◆ GIVEN INSTRUCTION ◆
Scan the material below for the string "this", and copy every line where it shows up.

◆ Source code of charts ◆
-- begin --

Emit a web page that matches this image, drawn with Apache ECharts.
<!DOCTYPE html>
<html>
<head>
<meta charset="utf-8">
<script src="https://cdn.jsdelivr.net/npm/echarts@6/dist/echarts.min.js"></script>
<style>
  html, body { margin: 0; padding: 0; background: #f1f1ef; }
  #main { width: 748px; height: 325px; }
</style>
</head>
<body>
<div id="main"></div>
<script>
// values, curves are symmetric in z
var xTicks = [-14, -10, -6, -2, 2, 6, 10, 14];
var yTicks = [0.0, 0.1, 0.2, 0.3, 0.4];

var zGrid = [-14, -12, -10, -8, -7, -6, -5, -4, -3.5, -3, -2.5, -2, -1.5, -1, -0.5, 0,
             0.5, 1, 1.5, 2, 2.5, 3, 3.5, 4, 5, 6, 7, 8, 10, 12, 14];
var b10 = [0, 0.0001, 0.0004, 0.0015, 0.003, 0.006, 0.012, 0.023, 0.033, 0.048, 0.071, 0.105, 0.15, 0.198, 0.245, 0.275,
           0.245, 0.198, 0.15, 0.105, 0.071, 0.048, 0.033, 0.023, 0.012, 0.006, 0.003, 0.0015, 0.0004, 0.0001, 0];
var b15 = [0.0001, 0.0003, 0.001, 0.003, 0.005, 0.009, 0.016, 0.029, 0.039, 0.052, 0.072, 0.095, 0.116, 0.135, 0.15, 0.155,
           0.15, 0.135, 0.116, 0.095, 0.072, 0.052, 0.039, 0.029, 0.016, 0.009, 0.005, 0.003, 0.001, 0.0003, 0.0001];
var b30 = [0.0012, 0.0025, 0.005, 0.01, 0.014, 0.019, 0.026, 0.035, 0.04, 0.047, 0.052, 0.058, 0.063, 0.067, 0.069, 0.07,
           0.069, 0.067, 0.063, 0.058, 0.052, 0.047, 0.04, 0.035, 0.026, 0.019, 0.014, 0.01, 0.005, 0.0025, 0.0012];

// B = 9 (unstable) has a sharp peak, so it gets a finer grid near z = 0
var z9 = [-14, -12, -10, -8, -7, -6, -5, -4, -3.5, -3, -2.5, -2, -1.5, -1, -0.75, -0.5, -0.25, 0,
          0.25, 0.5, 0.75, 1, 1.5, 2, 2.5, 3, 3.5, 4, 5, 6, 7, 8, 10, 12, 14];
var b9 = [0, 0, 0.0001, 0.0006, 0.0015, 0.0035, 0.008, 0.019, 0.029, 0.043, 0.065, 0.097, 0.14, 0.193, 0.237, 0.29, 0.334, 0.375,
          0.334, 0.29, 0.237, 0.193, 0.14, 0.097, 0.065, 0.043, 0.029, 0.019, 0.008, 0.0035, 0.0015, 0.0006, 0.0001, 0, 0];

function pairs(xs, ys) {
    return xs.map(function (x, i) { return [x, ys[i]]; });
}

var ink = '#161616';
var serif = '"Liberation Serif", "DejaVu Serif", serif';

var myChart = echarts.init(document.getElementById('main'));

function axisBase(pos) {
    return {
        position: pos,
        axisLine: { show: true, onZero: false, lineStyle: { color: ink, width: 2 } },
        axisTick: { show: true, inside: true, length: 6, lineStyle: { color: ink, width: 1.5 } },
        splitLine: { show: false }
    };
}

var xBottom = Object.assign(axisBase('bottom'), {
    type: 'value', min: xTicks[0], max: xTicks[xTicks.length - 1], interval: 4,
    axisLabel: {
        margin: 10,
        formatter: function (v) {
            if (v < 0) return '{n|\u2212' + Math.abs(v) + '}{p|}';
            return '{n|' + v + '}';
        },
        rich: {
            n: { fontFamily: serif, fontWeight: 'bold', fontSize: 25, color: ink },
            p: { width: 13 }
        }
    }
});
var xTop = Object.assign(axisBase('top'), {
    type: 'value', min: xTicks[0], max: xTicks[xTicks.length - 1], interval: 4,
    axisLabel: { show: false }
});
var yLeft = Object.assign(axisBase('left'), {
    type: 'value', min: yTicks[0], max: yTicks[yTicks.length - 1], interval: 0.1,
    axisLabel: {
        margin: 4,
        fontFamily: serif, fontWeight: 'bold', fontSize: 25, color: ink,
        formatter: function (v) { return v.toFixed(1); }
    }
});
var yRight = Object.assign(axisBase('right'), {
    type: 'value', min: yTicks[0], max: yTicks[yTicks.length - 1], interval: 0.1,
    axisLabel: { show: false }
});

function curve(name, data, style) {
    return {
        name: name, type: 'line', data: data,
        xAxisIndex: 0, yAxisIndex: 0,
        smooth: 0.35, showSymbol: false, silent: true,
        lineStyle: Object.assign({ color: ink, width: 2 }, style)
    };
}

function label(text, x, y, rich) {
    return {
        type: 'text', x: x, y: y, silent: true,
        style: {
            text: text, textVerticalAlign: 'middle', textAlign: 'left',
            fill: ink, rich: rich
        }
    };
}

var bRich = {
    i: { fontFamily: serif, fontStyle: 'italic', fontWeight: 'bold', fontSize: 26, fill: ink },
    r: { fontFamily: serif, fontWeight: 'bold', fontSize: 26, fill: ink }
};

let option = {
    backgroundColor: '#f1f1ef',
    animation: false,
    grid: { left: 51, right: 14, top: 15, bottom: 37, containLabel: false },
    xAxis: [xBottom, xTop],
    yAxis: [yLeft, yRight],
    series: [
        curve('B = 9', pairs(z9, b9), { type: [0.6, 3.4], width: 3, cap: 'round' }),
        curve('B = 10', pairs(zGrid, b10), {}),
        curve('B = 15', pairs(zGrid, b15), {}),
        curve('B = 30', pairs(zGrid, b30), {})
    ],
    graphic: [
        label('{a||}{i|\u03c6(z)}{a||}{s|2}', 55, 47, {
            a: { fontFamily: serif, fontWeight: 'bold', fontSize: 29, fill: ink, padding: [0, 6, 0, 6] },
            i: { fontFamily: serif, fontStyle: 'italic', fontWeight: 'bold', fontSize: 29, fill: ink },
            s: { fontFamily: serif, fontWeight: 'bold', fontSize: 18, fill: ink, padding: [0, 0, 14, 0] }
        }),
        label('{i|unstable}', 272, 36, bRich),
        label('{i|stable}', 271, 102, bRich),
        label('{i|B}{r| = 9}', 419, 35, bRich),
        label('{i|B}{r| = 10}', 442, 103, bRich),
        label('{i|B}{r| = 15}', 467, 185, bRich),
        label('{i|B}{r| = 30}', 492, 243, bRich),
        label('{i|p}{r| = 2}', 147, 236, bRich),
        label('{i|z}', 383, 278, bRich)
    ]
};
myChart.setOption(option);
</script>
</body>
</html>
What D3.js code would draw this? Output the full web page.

-- end --

◆ ANSWER TO THE TASK ◆
Emit a web page that matches this image, drawn with Apache ECharts.
What D3.js code would draw this? Output the full web page.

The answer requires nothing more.